TASK REQUIREMENTS ->
Select the lines of the records containing the word "that" and list them.

INFORMATION SUPPLIED ->
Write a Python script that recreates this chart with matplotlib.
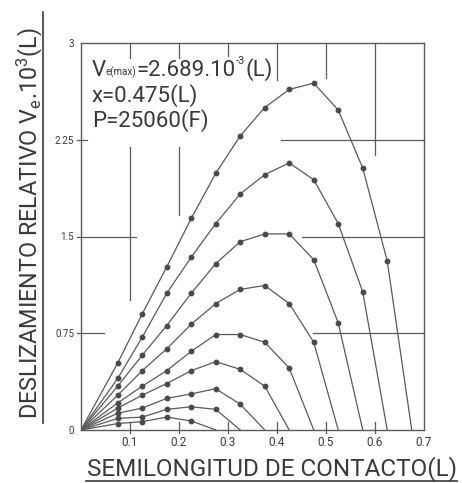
import numpy as np
import matplotlib
matplotlib.use("Agg")
import matplotlib.pyplot as plt

# ---- data -------------------------------------------------------------
# each curve: relative slip values at x = 0.075, 0.125, ... ; every curve
# starts at the origin and returns to zero at its contact half-length
curve_ends = [0.275, 0.325, 0.375, 0.425, 0.475, 0.525, 0.575, 0.625, 0.675]
slip_1 = [0.05, 0.065, 0.10, 0.07]
slip_2 = [0.09, 0.10, 0.16, 0.18, 0.16]
slip_3 = [0.13, 0.17, 0.245, 0.28, 0.32, 0.20]
slip_4 = [0.17, 0.27, 0.36, 0.46, 0.53, 0.47, 0.34]
slip_5 = [0.21, 0.34, 0.46, 0.61, 0.74, 0.74, 0.68, 0.48]
slip_6 = [0.27, 0.46, 0.63, 0.82, 0.98, 1.09, 1.12, 0.98, 0.68]
slip_7 = [0.34, 0.58, 0.81, 1.06, 1.29, 1.46, 1.52, 1.52, 1.32, 0.83]
slip_8 = [0.40, 0.72, 1.06, 1.34, 1.60, 1.83, 1.98, 2.07, 1.94, 1.60, 1.07]
slip_9 = [0.52, 0.90, 1.265, 1.64, 1.99, 2.28, 2.50, 2.64, 2.689, 2.48, 2.03, 1.31]
slip_curves = [slip_1, slip_2, slip_3, slip_4, slip_5, slip_6, slip_7, slip_8, slip_9]
first_x = 0.075
x_step = 0.05

x_ticks = [0.1, 0.2, 0.3, 0.4, 0.5, 0.6, 0.7]
x_tick_labels = ["0.1", "0.2", "0.3", "0.4", "0.5", "0.6", "0.7"]
y_ticks = [0, 0.75, 1.5, 2.25, 3]
y_tick_labels = ["0", "0.75", "1.5", "2.25", "3"]

v_max = 2.689
x_at_max = 0.475
load_p = 25060

# ---- style ------------------------------------------------------------
plt.rcParams["font.family"] = ["Roboto", "DejaVu Sans"]
plt.rcParams["mathtext.fontset"] = "custom"
plt.rcParams["mathtext.rm"] = "Roboto"
plt.rcParams["mathtext.it"] = "Roboto"
ink = "#3a3a3a"
line_ink = "#5a5a5a"

fig = plt.figure(figsize=(4.62, 4.83), dpi=100)
fig.patch.set_facecolor("white")
ax = fig.add_axes([81 / 462, 53 / 483, 343 / 462, 387 / 483])
ax.set_xlim(0, 0.7)
ax.set_ylim(0, 3)
for s in ax.spines.values():
    s.set_color(line_ink)
    s.set_linewidth(1.0)
ax.tick_params(length=0, colors=ink)
ax.set_xticks(x_ticks)
ax.set_xticklabels(x_tick_labels, fontsize=8.5, color=ink)
ax.set_yticks(y_ticks)
ax.set_yticklabels(y_tick_labels, fontsize=7, color=ink)
ax.tick_params(axis="x", pad=4)
ax.tick_params(axis="y", pad=5)

# partial reference lines drawn by hand in the chart field
grid_kw = dict(color=line_ink, lw=0.9, clip_on=False, zorder=1)
vertical_segments = [
    (0.1, 2.88, 3.0), (0.2, 2.88, 3.0), (0.3, 2.90, 3.0), (0.4, 2.71, 3.0),
    (0.5, 2.73, 3.0), (0.6, 2.13, 3.0),
    (0.1, 1.01, 2.19), (0.2, 1.67, 2.19),
]
for xv, y0, y1 in vertical_segments:
    ax.plot([xv, xv], [y0, y1], **grid_kw)
for xv in [0.1, 0.2, 0.3, 0.4, 0.5, 0.6]:
    ax.plot([xv, xv], [-0.02, 0.06], **grid_kw)
horizontal_segments = [
    (2.25, -0.008, 0.013), (2.25, 0.408, 0.7),
    (1.5, -0.008, 0.113), (1.5, 0.451, 0.7),
    (0.75, -0.008, 0.046), (0.75, 0.474, 0.7),
]
for yv, x0, x1 in horizontal_segments:
    ax.plot([x0, x1], [yv, yv], **grid_kw)

# the family of slip curves
for end, vals in zip(curve_ends, slip_curves):
    xs = [0.0] + [first_x + x_step * k for k in range(len(vals))] + [end]
    ys = [0.0] + list(vals) + [0.0]
    ax.plot(xs, ys, color=line_ink, lw=0.9, zorder=3)
    ax.plot(xs[1:-1], ys[1:-1], "o", ms=3.2, color="#4a4a4a", zorder=4)

# maximum slip annotation; the first line is chained piece by piece so the
# subscript and exponent stay small
big = 16
t_v = ax.text(0.022, 2.745, "V", fontsize=big, color=ink, va="baseline", ha="left")
t_sub = ax.annotate("e(max)", xy=(1.0, 0.12), xycoords=t_v, fontsize=7,
                    color=ink, va="bottom", ha="left")
t_num = ax.annotate("=%.3f.10" % v_max, xy=(1.0, 0.0), xycoords=(t_sub, t_v),
                    fontsize=big, color=ink, va="bottom", ha="left")
t_exp = ax.annotate("-3", xy=(1.0, 0.72), xycoords=(t_num, t_v), fontsize=8,
                    color=ink, va="bottom", ha="left")
ax.annotate("(L)", xy=(1.0, 0.0), xycoords=(t_exp, t_v), fontsize=big,
            color=ink, va="bottom", ha="left")
ax.text(0.022, 2.545, "x=%.3f(L)" % x_at_max, fontsize=big, color=ink,
        va="baseline", ha="left")
ax.text(0.022, 2.35, "P=%d(F)" % load_p, fontsize=big, color=ink,
        va="baseline", ha="left")

# axis titles with underline
fig.text(272 / 462, 1 - 469 / 483, "SEMILONGITUD DE CONTACTO(L)",
         fontsize=17.5, color=ink, ha="center", va="center")
fig.add_artist(plt.Line2D([86 / 462, 457 / 462], [1 - 481 / 483] * 2,
                          color=ink, lw=1.2))
fig.text(30 / 462, 1 - 223 / 483,
         r"DESLIZAMIENTO RELATIVO V$_{\mathregular{e}}$.10$^{\mathregular{3}}$(L)",
         fontsize=16.8, color=ink, ha="center", va="center", rotation=90)
fig.add_artist(plt.Line2D([43 / 462] * 2, [1 - 423 / 483, 1 - 12 / 483],
                          color=ink, lw=1.2))

fig.savefig("out.png", dpi=100, facecolor="white")
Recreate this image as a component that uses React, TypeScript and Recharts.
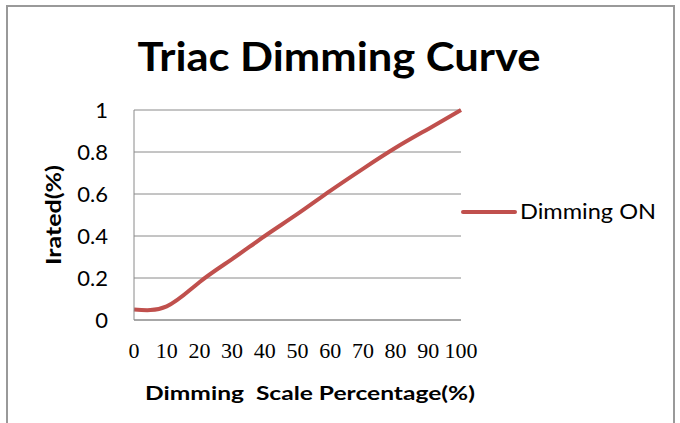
import React from 'react';
import { LineChart, Line, XAxis, YAxis, CartesianGrid, Legend } from 'recharts';

const scalePct = [0, 10, 20, 30, 40, 50, 60, 70, 80, 90, 100];
const dimmingOn = [0.05, 0.065, 0.18, 0.29, 0.4, 0.505, 0.615, 0.72, 0.82, 0.91, 1];
const xTicks = [0, 10, 20, 30, 40, 50, 60, 70, 80, 90, 100];
const yTicks = [0, 0.2, 0.4, 0.6, 0.8, 1];

const data = scalePct.map((x, i) => ({ x, on: dimmingOn[i] }));

const RED = '#C0504D';
const GRID = '#8a8a8a';
const SANS = 'Lato, "Open Sans", sans-serif';

const LegendBox = () => (
  <svg width={200} height={30}>
    <line x1={3} y1={14} x2={55} y2={14} stroke={RED} strokeWidth={4} strokeLinecap="round" />
    <text x={60} y={21} fontFamily={SANS} fontSize={21} fill="#000" textLength={136} lengthAdjust="spacingAndGlyphs">
      Dimming ON
    </text>
  </svg>
);

export default function App() {
  return (
    <div style={{ position: 'absolute', left: 0, top: 0, width: 680, height: 423, background: '#fff', overflow: 'hidden' }}>
      {/* outer chart frame, bottom edge is off screen */}
      <div style={{ position: 'absolute', left: 6, top: 5, width: 665, height: 440, border: '2px solid #999' }} />

      <svg width={680} height={423} style={{ position: 'absolute', left: 0, top: 0 }}>
        <text x={339} y={71} textAnchor="middle" fontFamily={SANS} fontWeight={700} fontSize={40} textLength={403} lengthAdjust="spacingAndGlyphs">
          Triac Dimming Curve
        </text>
        <text x={310} y={400} textAnchor="middle" fontFamily={SANS} fontWeight={700} fontSize={19} textLength={330} lengthAdjust="spacingAndGlyphs" style={{ whiteSpace: 'pre' }}>
          {'Dimming\u00a0 Scale Percentage(%)'}
        </text>
        <text x={0} y={0} transform="translate(61,215) rotate(-90)" textAnchor="middle" fontFamily={SANS} fontWeight={700} fontSize={20} textLength={100} lengthAdjust="spacingAndGlyphs">
          Irated(%)
        </text>
      </svg>

      <div style={{ position: 'absolute', left: 0, top: 0 }}>
        <LineChart width={680} height={423} data={data} margin={{ top: 110, right: 19, bottom: 63, left: 74 }}>
          <CartesianGrid horizontal vertical={false} stroke={GRID} />
          <XAxis
            dataKey="x"
            type="number"
            domain={[0, 100]}
            ticks={xTicks}
            interval={0}
            tickLine={false}
            tickSize={0}
            tickMargin={22}
            height={40}
            axisLine={{ stroke: GRID }}
            tick={{ fontFamily: '"Liberation Serif", "DejaVu Serif", serif', fontSize: 22, fill: '#000' }}
          />
          <YAxis
            type="number"
            domain={[0, 1]}
            ticks={yTicks}
            interval={0}
            tickLine={false}
            tickSize={0}
            tickMargin={26}
            width={60}
            axisLine={{ stroke: GRID }}
            tick={{ fontFamily: SANS, fontSize: 22, fill: '#000' }}
          />
          <Legend
            layout="vertical"
            align="right"
            verticalAlign="top"
            content={() => <LegendBox />}
            wrapperStyle={{ position: 'absolute', left: 460, top: 198, width: 200 }}
          />
          <Line
            type="natural"
            dataKey="on"
            name="Dimming ON"
            stroke={RED}
            strokeWidth={4}
            dot={false}
            isAnimationActive={false}
          />
        </LineChart>
      </div>
    </div>
  );
}
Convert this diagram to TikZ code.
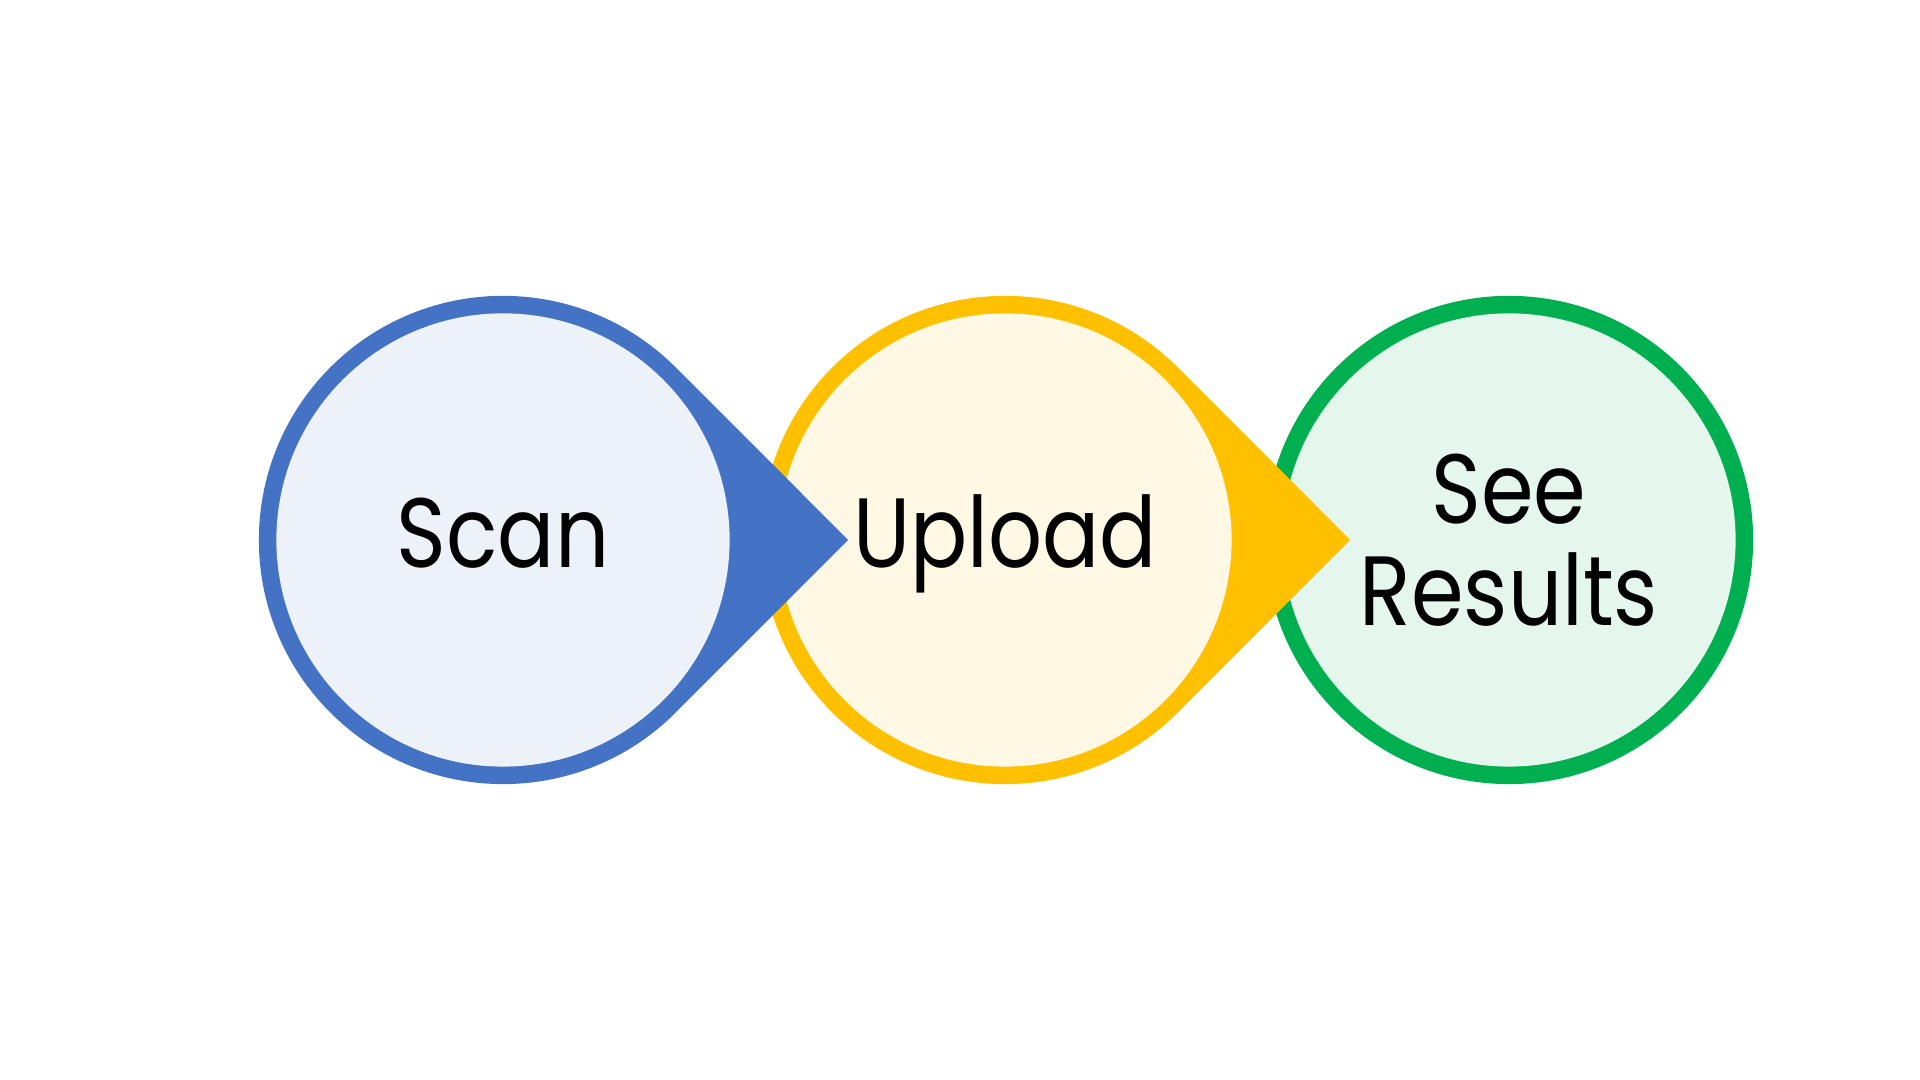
\documentclass[tikz,border=0pt]{standalone}
\usepackage{fontspec}
\setmainfont{Poppins}[FakeStretch=0.86]
\usetikzlibrary{positioning}

\definecolor{scanring}{HTML}{4472C4}
\definecolor{scanfill}{HTML}{EDF2F9}
\definecolor{uploadring}{HTML}{FFC000}
\definecolor{uploadfill}{HTML}{FFF8E5}
\definecolor{resultring}{HTML}{00B050}
\definecolor{resultfill}{HTML}{E5F6EC}

\begin{document}
\begin{tikzpicture}[x=0.01cm, y=0.01cm,
        stage/.style={circle, minimum size=4.53cm, inner sep=0pt, align=center,
            font=\fontsize{28}{29}\selectfont},
        oneline/.style={text height=0.75cm, text depth=0.19cm}]

        \useasboundingbox (0,0) rectangle (1920,1080);

        \coordinate (c1) at (503,540);
        \coordinate (c2) at (1005,540);
        \coordinate (c3) at (1509,540);

        % last step first, so that each tip lies over the next ring
        \fill[resultring] (c3) circle[radius=2.44cm];
        \node[stage, fill=resultfill] (results) at (c3) {See\\Results};

        \fill[uploadring] ([shift={(45:2.44cm)}]c2) arc[start angle=45, end angle=315, radius=2.44cm]
            -- ([shift={(3.45cm,0)}]c2) coordinate (tip2) -- cycle;
        \node[stage, oneline, fill=uploadfill] (upload) at (c2) {Upload};

        \fill[scanring] ([shift={(45:2.44cm)}]c1) arc[start angle=45, end angle=315, radius=2.44cm]
            -- ([shift={(3.45cm,0)}]c1) coordinate (tip1) -- cycle;
        \node[stage, oneline, fill=scanfill] (scan) at (c1) {Scan};

    \end{tikzpicture}
\end{document}
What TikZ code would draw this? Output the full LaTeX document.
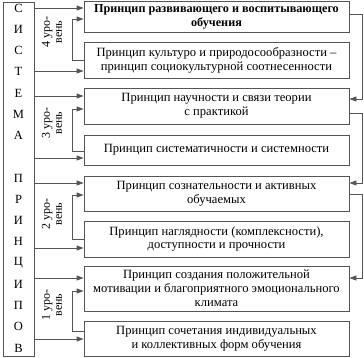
\documentclass[tikz,border=0pt]{standalone}
\usepackage{fontspec}
\setmainfont{Liberation Serif}
\usetikzlibrary{arrows.meta, positioning}
\definecolor{lineGray}{HTML}{555555}

\begin{document}
\begin{tikzpicture}[
        x=1pt, y=-1pt,
        box/.style={rectangle, draw=lineGray, line width=0.8pt, minimum width=265pt, inner sep=1pt,
                    align=center, font=\fontsize{12.6}{13.8}\selectfont},
        boxbold/.style={box, font=\fontsize{12.2}{13.8}\selectfont\bfseries},
        letter/.style={font=\fontsize{12.5}{14}\selectfont, inner sep=0pt},
        level/.style={rotate=90, align=center, inner sep=0pt, font=\fontsize{12}{12}\selectfont},
        arrow/.style={-{Triangle[length=7pt, width=5pt]}, lineGray, line width=0.8pt}
      ]
        \useasboundingbox (0,0) rectangle (364,358);
        \node[draw=lineGray, line width=0.8pt, minimum width=31pt, minimum height=354pt] (sys) at (18.5,179) {};
        \foreach \ch [count=\i] in {С,И,С,Т,Е,М,А,{},П,Р,И,Н,Ц,И,П,О,В}
          \node[letter] (ch\i) at (18.5, 8+21.25*\i-21.25) {\ch};

        \node[boxbold, minimum height=31pt] (p1) at (216.5,16.5) {Принцип развивающего и воспитывающего\\обучения};
        \node[box, minimum height=36pt] (p2) at (216.5,60) {Принцип культуро и природосообразности –\\принцип социокультурной соотнесенности};
        \node[box, minimum height=36pt] (p3) at (216.5,106) {Принцип научности и связи теории\\с практикой};
        \node[box, minimum height=30pt] (p4) at (216.5,150) {Принцип систематичности и системности};
        \node[box, minimum height=35pt] (p5) at (216.5,193.5) {Принцип сознательности и активных\\обучаемых};
        \node[box, minimum height=36pt] (p6) at (216.5,239) {Принцип наглядности (комплексности),\\доступности и прочности};
        \node[box, minimum height=45pt] (p7) at (216.5,288.5) {Принцип создания положительной\\мотивации и благоприятного эмоционального\\климата};
        \node[box, minimum height=35pt] (p8) at (216.5,338.5) {Принцип сочетания индивидуальных\\и коллективных форм обучения};

        \node[level] (lv4) at (52,32) {4 уро-\\вень};
        \node[level] (lv3) at (52,123) {3 уро-\\вень};
        \node[level] (lv2) at (52,214) {2 уро-\\вень};
        \node[level] (lv1) at (52,305) {1 уро-\\вень};

        \foreach \y/\b in {8/p1, 71/p2, 96/p3, 158/p4, 183/p5, 248/p6, 278/p7, 339/p8}
          \draw[arrow] (sys.east |- 0,\y) -- (\b.west |- 0,\y);
        \foreach \a/\b/\ya/\yb in {p1/p2/19/60, p3/p4/109/151, p5/p6/195/239, p7/p8/291/331}
          \draw[arrow] (\b.west |- 0,\yb) -- ++(-11,0) |- (\a.west |- 0,\ya);

        \draw[arrow] (p1.east |- 0,14) -- ++(13,0) |- (p3.east |- 0,99);
        \draw[arrow] (p3.east |- 0,113) -- ++(13,0) |- (p5.east |- 0,183);
        \draw[arrow] (p5.east |- 0,194) -- ++(13,0) |- (p7.east |- 0,278);
      \end{tikzpicture}
\end{document}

TASK ANSWER ->
Write a Python script that recreates this chart with matplotlib.
Recreate this image as a component that uses React, TypeScript and Recharts.
        % last step first, so that each tip lies over the next ring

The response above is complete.